By Samuel Otieno, Nairobi
Fostering and embracing off-grid renewable is essential to achieve 100 per cent energy access, hence socio-economic development in Sub Saharan Africa.
This was a prime issue during the 3rd International Off-grid Renewable Energy Conference and Exhibition that I attended in Nairobi, Kenya from 30th September to 1st October, organised by the International Renewable Energy Agency (IRENA) in partnership with the Ministry of Energy and Petroleum of Kenya and Alliance for Rural Electrification.
The meeting brought together more than 500 participants, high level decision makers from governments, international development agencies, private sectors, innovators, policy makers and consumers with the aim to boost electricity access through the development of off-grid renewables.
Today, roughly 15 per cent of the world’s population lives without electricity, but off-grid solutions can provide an estimated 60 per cent of the additional generation needed to achieve universal access.
Experts emphasised that access to adequate, reliable, sustainable and affordable modern energy services is crucial in achieving Sustainable Development Goals (SDGs) set for vision 2030 in the world.
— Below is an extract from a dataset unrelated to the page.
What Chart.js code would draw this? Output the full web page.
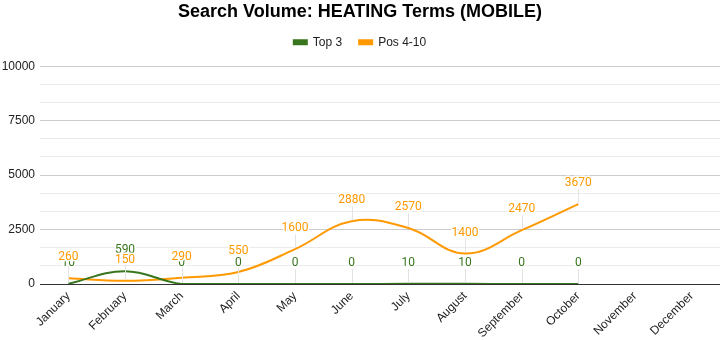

According to Adnan Amin, director general of IRENA, “electricity empowers people and communities to increase income and productivity, gain access to health care and education services, enhance water and food security, and improve general well-being.
However, extending power to everyone, especially at a rapid pace due to increase in population growth, cannot be done solely through national electricity grids,” he adds, which calls for an alternative option.
“For example mini-grids-isolated, community-level power grids, which eventually absorbed into main grid or may continue autonomously,” said Amin.
Amin urged African governments to enable conditions for deployment of the pace of electricity access expansion through mainstreaming off-grid solutions (both stand-alone and mini-grids) into national electrification strategies and sectorial development plans.
“There is ample evidence to suggest that a bottom-up decentalised electrification approach offers the opportunity to complement the traditional grid extension, with transformative economic benefits on offer,” explains Amin.
Speaking during the opening session, Charles Keter, cabinet secretary of Kenya Ministry of Energy and Petroleum detailed the many examples of stand-alone and mini-grid renewable energy systems in place and under development throughout the country.
“Kenya is committed in ensuring universal access to energy by the year 2020. This will be achieved through exploitation of the locally available energy sources including off-grid solutions,” said Keter, adding that Kenya government welcomes private sector players both locally and internationally to invest in the country’s energy sector.
Peter Kinuthia, energy officer at East African Community said that technology advancements and setting correct business and finance mode like direct sale, rent-to –own and service models will make stand-alone solutions accessible and affordable for rural consumers.
However each model has pros and cons, and the most approach depends greatly on local conditions, including the consumers’ willingness/ability to pay, access to enterprise and end user finance, market demand and availability of local capacity to deliver technical and financial services.
At the end of the meeting I was convinced that energy impact development at consumptive level, in terms of improved quality of life and living standards through lightning, communications and access to information and entertainment.